Another month of negative inflation is on the cards. Headline inflation for August is expected to register -0.5% YoY, marginally lower than -0.4% in the previous month. While this will be the tenth month of negative inflation, this is far from a deflation scenario. Base effect will dissipate towards the end of the year and headline inflation is expected to revert to positive territory thereafter. That should put average inflation for 2016 at 1.3%, after an expected -0.2% this year.
In the nearer term, slower economic growth and a whole slew of policy measures have continued to weigh down on the headline figure. Resurgence of global market risks have dampened oil prices and sent the equity market on a tailspin. These will exacerbate the existing global deflationary pressure, which will weigh down on Singapore's domestic prices.
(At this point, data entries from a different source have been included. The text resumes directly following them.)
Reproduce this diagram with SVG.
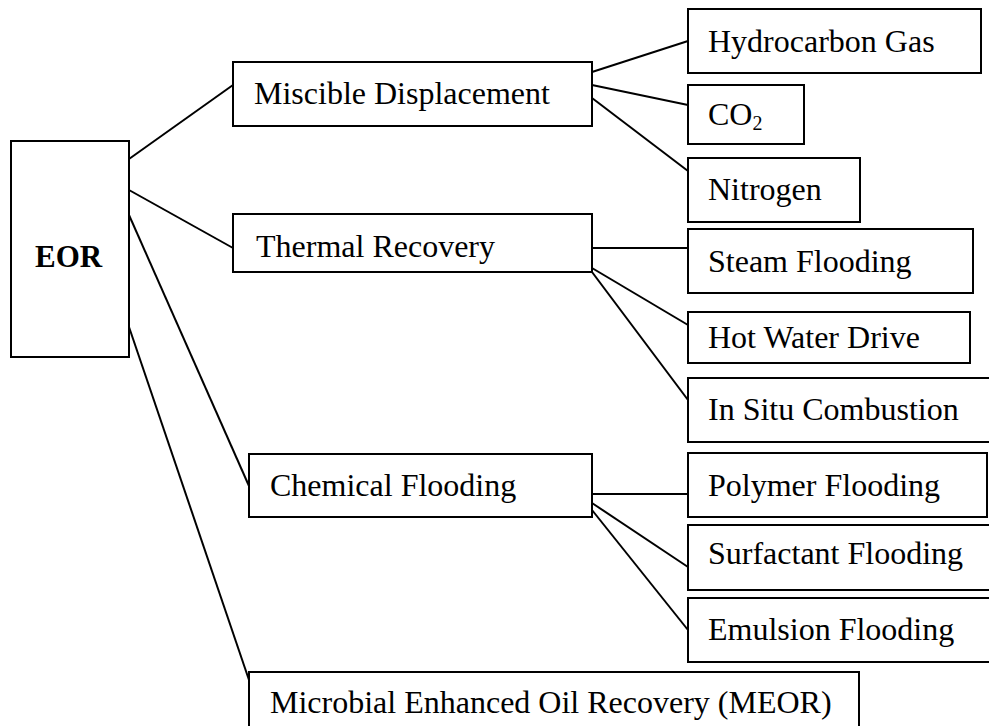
<svg xmlns="http://www.w3.org/2000/svg" width="989" height="726" viewBox="0 0 989 726">
<style>
rect{fill:#fff;stroke:#000;stroke-width:2}
text{font-family:"Liberation Serif","Times New Roman",serif;font-size:32px;fill:#000}
.c line{stroke:#000;stroke-width:2}
</style>
<rect x="0" y="0" width="989" height="726" style="stroke:none"/>
<g class="c" id="connectors">
<line x1="129" y1="159" x2="233" y2="85"/>
<line x1="129" y1="190" x2="233" y2="248"/>
<line x1="129" y1="215" x2="249" y2="486"/>
<line x1="129" y1="327" x2="249" y2="680"/>
<line x1="592" y1="72" x2="688" y2="41"/>
<line x1="592" y1="85" x2="688" y2="105"/>
<line x1="592" y1="98" x2="688" y2="171"/>
<line x1="592" y1="248" x2="688" y2="248"/>
<line x1="592" y1="268" x2="688" y2="325"/>
<line x1="592" y1="272" x2="688" y2="400"/>
<line x1="592" y1="494" x2="688" y2="494"/>
<line x1="592" y1="503" x2="688" y2="567"/>
<line x1="592" y1="510" x2="688" y2="630"/>
</g>
<g id="eor"><rect x="11" y="141" width="118" height="216"/><text x="35" y="267" style="font-weight:bold;font-size:31px">EOR</text></g>
<g id="miscible"><rect x="233" y="62" width="359" height="64"/><text x="254" y="104">Miscible Displacement</text></g>
<g id="thermal"><rect x="233" y="214" width="359" height="58"/><text x="256" y="257">Thermal Recovery</text></g>
<g id="chemical"><rect x="249" y="454" width="343" height="63"/><text x="270" y="496">Chemical Flooding</text></g>
<g id="meor"><rect x="249" y="672" width="610" height="70"/><text x="270" y="713">Microbial Enhanced Oil Recovery (MEOR)</text></g>
<g id="hydrocarbon"><rect x="688" y="9" width="293" height="64"/><text x="708" y="52">Hydrocarbon Gas</text></g>
<g id="co2"><rect x="688" y="85" width="116" height="59"/><text x="708" y="125">CO<tspan font-size="20" dy="5">2</tspan></text></g>
<g id="nitrogen"><rect x="688" y="158" width="172" height="64"/><text x="708" y="200">Nitrogen</text></g>
<g id="steam"><rect x="688" y="229" width="285" height="64"/><text x="708" y="272">Steam Flooding</text></g>
<g id="hotwater"><rect x="688" y="312" width="282" height="51"/><text x="708" y="348">Hot Water Drive</text></g>
<g id="insitu"><rect x="688" y="378" width="310" height="64"/><text x="708" y="420">In Situ Combustion</text></g>
<g id="polymer"><rect x="688" y="453" width="299" height="64"/><text x="708" y="496">Polymer Flooding</text></g>
<g id="surfactant"><rect x="688" y="525" width="310" height="65"/><text x="708" y="564">Surfactant Flooding</text></g>
<g id="emulsion"><rect x="688" y="598" width="310" height="64"/><text x="708" y="640">Emulsion Flooding</text></g>
</svg>
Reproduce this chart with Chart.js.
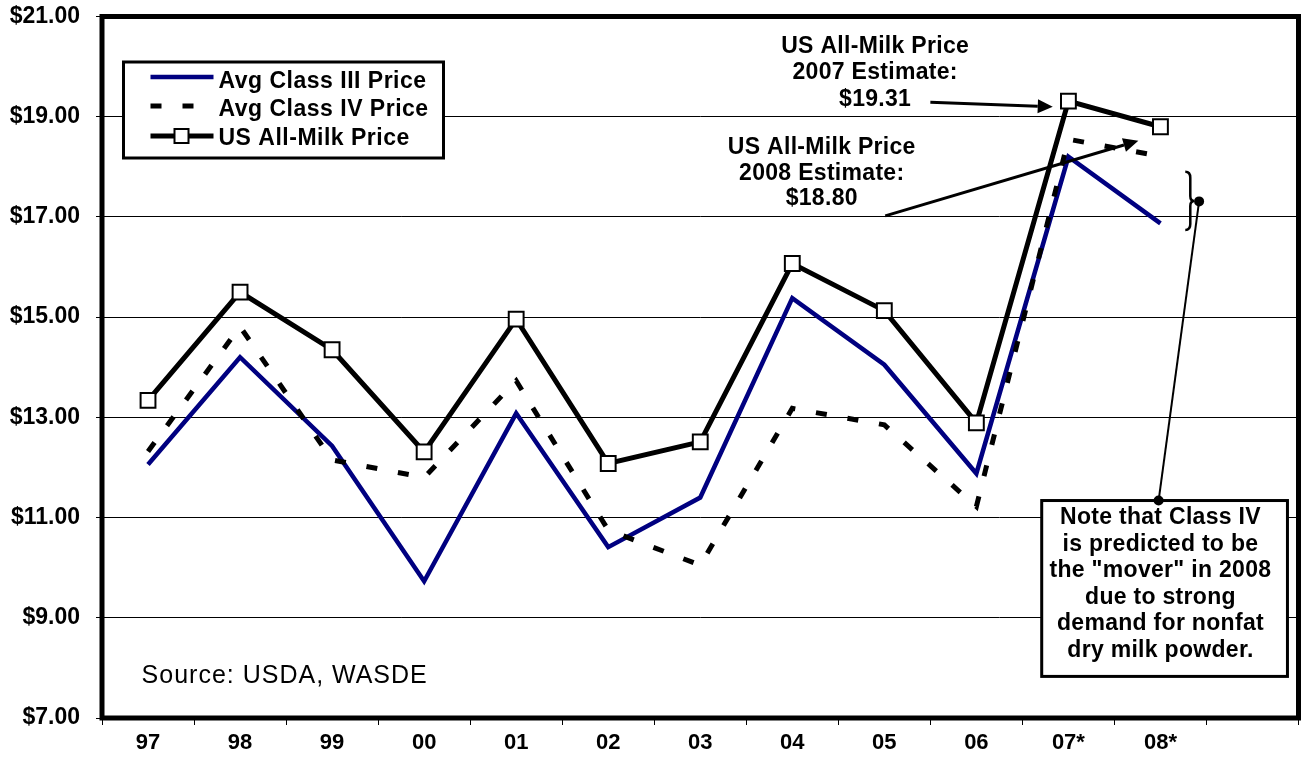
<!DOCTYPE html>
<html>
<head>
<meta charset="utf-8">
<script src="https://cdn.jsdelivr.net/npm/chart.js"></script>
<style>
html,body{margin:0;padding:0;background:#fff;overflow:hidden;}
#wrap{width:1301px;height:761px;overflow:hidden;}
canvas{display:block;}
</style>
</head>
<body>
<div id="wrap"><canvas id="c" width="1311" height="761"></canvas></div>
<script>
// ---- data ----
const categories = ['97','98','99','00','01','02','03','04','05','06','07*','08*',''];
const classIII = [12.06,14.20,12.43,9.73,13.08,10.41,11.40,15.38,14.05,11.88,18.20,16.87,null];
const classIV  = [12.32,14.81,12.15,11.80,13.73,10.75,10.05,13.18,12.85,11.22,18.55,18.21,null];
const allMilk  = [13.34,15.50,14.35,12.31,14.96,12.08,12.51,16.07,15.13,12.89,19.31,18.80,null];
const seriesNames = ['Avg Class III Price','Avg Class IV Price','US All-Milk Price'];
const yTicks = [7,9,11,13,15,17,19,21];

const note1 = ['US All-Milk Price','2007 Estimate:','$19.31'];
const note2 = ['US All-Milk Price','2008 Estimate:','$18.80'];
const noteBox = ['Note that Class IV','is predicted to be','the "mover" in 2008','due to strong','demand for nonfat','dry milk powder.'];
const sourceText = 'Source: USDA, WASDE';

const FONT = '"Liberation Sans", Arial, Helvetica, sans-serif';

const overlay = {
  id: 'overlay',
  afterDraw(chart) {
    const ctx = chart.ctx, ca = chart.chartArea;
    const xs = chart.scales.x, ys = chart.scales.y;
    const X = v => xs.getPixelForValue(v), Y = v => ys.getPixelForValue(v);
    ctx.save();
    // frame
    ctx.strokeStyle = '#000'; ctx.lineWidth = 5; ctx.setLineDash([]);
    ctx.strokeRect(ca.left, ca.top, ca.right - ca.left, ca.bottom - ca.top);

    // legend
    const lx = ca.left + 21.5, ly = ca.top + 45.5;
    ctx.fillStyle = '#fff'; ctx.fillRect(lx, ly, 320, 96);
    ctx.lineWidth = 3; ctx.strokeStyle = '#000'; ctx.strokeRect(lx, ly, 320, 96);
    const ds = chart.data.datasets;
    const rows = [ly + 20, ly + 48, ly + 77];
    ctx.font = 'bold 23px ' + FONT; ctx.textBaseline = 'middle'; ctx.textAlign = 'left';
    try { ctx.letterSpacing = '0.5px'; } catch (e) {}
    [0,1,2].forEach((di, k) => {
      const d = ds[di];
      const sy = rows[k] - (k === 0 ? 5 : (k === 1 ? 4 : 3));
      ctx.save();
      ctx.strokeStyle = d.borderColor; ctx.lineWidth = d.borderWidth;
      ctx.setLineDash(d.borderDash || []);
      ctx.lineCap = 'butt';
      ctx.beginPath(); ctx.moveTo(lx + 27, sy); ctx.lineTo(lx + 90, sy); ctx.stroke();
      ctx.restore();
      if (d.pointRadius) {
        ctx.fillStyle = '#fff'; ctx.strokeStyle = '#000'; ctx.lineWidth = 2;
        ctx.fillRect(lx + 51, sy - 7, 14, 14); ctx.strokeRect(lx + 51, sy - 7, 14, 14);
      }
      ctx.fillStyle = '#000';
      ctx.fillText(d.label, lx + 95, rows[k]);
    });

    // text annotations
    ctx.fillStyle = '#000'; ctx.textAlign = 'center'; ctx.textBaseline = 'middle';
    ctx.font = 'bold 23px ' + FONT;
    try { ctx.letterSpacing = '0.3px'; } catch (e) {}
    const drawLines = (lines, cx, cy, lh) => lines.forEach((t, i) => ctx.fillText(t, cx, cy + i * lh));
    drawLines(note1, X(7.9), Y(20.40), 26.3);
    drawLines(note2, X(7.32), Y(18.38), 25.5);

    // arrows
    const arrow = (x1, y1, x2, y2) => {
      const a = Math.atan2(y2 - y1, x2 - x1), L = 15, W = 7;
      ctx.strokeStyle = '#000'; ctx.lineWidth = 3;
      ctx.beginPath(); ctx.moveTo(x1, y1);
      ctx.lineTo(x2 - L * Math.cos(a), y2 - L * Math.sin(a)); ctx.stroke();
      ctx.fillStyle = '#000'; ctx.beginPath();
      ctx.moveTo(x2, y2);
      ctx.lineTo(x2 - L * Math.cos(a) + W * Math.sin(a), y2 - L * Math.sin(a) - W * Math.cos(a));
      ctx.lineTo(x2 - L * Math.cos(a) - W * Math.sin(a), y2 - L * Math.sin(a) + W * Math.cos(a));
      ctx.closePath(); ctx.fill();
    };
    arrow(X(8.5), Y(19.29), X(9.83), Y(19.20));
    arrow(X(8.01), Y(17.02), X(10.76), Y(18.52));

    // brace
    const bx = X(11.27), bt = Y(17.90), bb = Y(16.74), bm = (bt + bb) / 2;
    ctx.strokeStyle = '#000'; ctx.lineWidth = 2.5;
    ctx.beginPath();
    ctx.moveTo(bx, bt);
    ctx.quadraticCurveTo(bx + 5, bt, bx + 5, bt + 6);
    ctx.lineTo(bx + 5, bm - 5);
    ctx.quadraticCurveTo(bx + 5, bm, bx + 9, bm);
    ctx.quadraticCurveTo(bx + 5, bm, bx + 5, bm + 5);
    ctx.lineTo(bx + 5, bb - 6);
    ctx.quadraticCurveTo(bx + 5, bb, bx, bb);
    ctx.stroke();

    // connector
    const d1x = X(11.42), d1y = Y(17.31), d2x = X(10.98), d2y = Y(11.34);
    ctx.lineWidth = 2; ctx.beginPath(); ctx.moveTo(d1x, d1y); ctx.lineTo(d2x, d2y); ctx.stroke();
    ctx.fillStyle = '#000';
    ctx.beginPath(); ctx.arc(d1x, d1y, 5, 0, Math.PI * 2); ctx.fill();

    // note box
    const nx1 = X(9.71), nx2 = X(12.38), ny1 = Y(11.34), ny2 = Y(7.83);
    ctx.fillStyle = '#fff'; ctx.fillRect(nx1, ny1, nx2 - nx1, ny2 - ny1);
    ctx.strokeStyle = '#000'; ctx.lineWidth = 3; ctx.strokeRect(nx1, ny1, nx2 - nx1, ny2 - ny1);
    ctx.beginPath(); ctx.arc(d2x, d2y, 5, 0, Math.PI * 2); ctx.fillStyle = '#000'; ctx.fill();
    ctx.fillStyle = '#000'; ctx.font = 'bold 23px ' + FONT;
    drawLines(noteBox, X(11.0), Y(11.0), 26.6);

    // source
    ctx.font = '25px ' + FONT; ctx.textAlign = 'left';
    try { ctx.letterSpacing = '1px'; } catch (e) {}
    ctx.fillText(sourceText, X(-0.07), Y(7.84));
    ctx.restore();
  }
};

new Chart(document.getElementById('c'), {
  type: 'line',
  data: {
    labels: categories,
    datasets: [
      { label: seriesNames[0], data: classIII, borderColor: '#000080', backgroundColor: '#000080',
        borderWidth: 4.5, pointRadius: 0, tension: 0, order: 2, borderJoinStyle: 'miter', fill: false },
      { label: seriesNames[1], data: classIV, borderColor: '#000', backgroundColor: '#000',
        borderWidth: 5, borderDash: [11, 21], pointRadius: 0, tension: 0, order: 1, borderCapStyle: 'butt', fill: false },
      { label: seriesNames[2], data: allMilk, borderColor: '#000', backgroundColor: '#fff',
        borderWidth: 5, pointStyle: 'rect', pointRadius: 10.5, pointBackgroundColor: '#fff',
        pointBorderColor: '#000', pointBorderWidth: 2, tension: 0, order: 0, fill: false }
    ]
  },
  options: {
    responsive: false,
    animation: false,
    devicePixelRatio: 1,
    layout: { padding: { top: 16.5, right: 3, left: 0, bottom: 0 } },
    plugins: { legend: { display: false }, tooltip: { enabled: false } },
    scales: {
      x: {
        type: 'category', offset: true,
        grid: { offset: true, drawOnChartArea: false, drawTicks: true, tickLength: 7, color: '#000', lineWidth: 1 },
        border: { display: false },
        ticks: { color: '#000', font: { family: FONT, size: 22, weight: 'bold' }, padding: 5, maxRotation: 0, autoSkip: false },
        afterFit: s => { s.height = 43; s.paddingLeft = 0; s.paddingRight = 0; }
      },
      y: {
        min: 7, max: 21,
        afterBuildTicks: s => { s.ticks = yTicks.map(v => ({ value: v })); },
        grid: { color: '#000', lineWidth: 1, drawTicks: true, tickLength: 6 },
        border: { display: false },
        ticks: { color: '#000', font: { family: FONT, size: 23, weight: 'bold' }, padding: 16,
                 callback: v => '$' + Number(v).toFixed(2) },
        afterFit: s => { s.width = 102; s.paddingTop = 0; s.paddingBottom = 0; }
      }
    }
  },
  plugins: [overlay]
});
</script>
</body>
</html>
Separately, core inflation has held up. While negative core inflation will surely tip the scale towards a policy response from the Monetary Authority of Singapore (MAS), recent depreciation in Asia currencies could well exert similar pressure as well. Indeed, depreciation by regional currencies has raised questions for policymakers. The MAS has maintained a modest appreciation of the SGD NEER policy stance. If this continues, the MAS would have two choices: spend reserves defending the band or relax the appreciation policy.
With an economy facing the risk of a technical recession and full-year inflation expected to be negative, currency appreciation becomes a difficult policy to maintain. Challenges are compounded by potential capital flight that could result from higher interest rates elsewhere and / or fears of further Asia currency devaluation. All things considered, risks are rising that the MAS eases policy in October.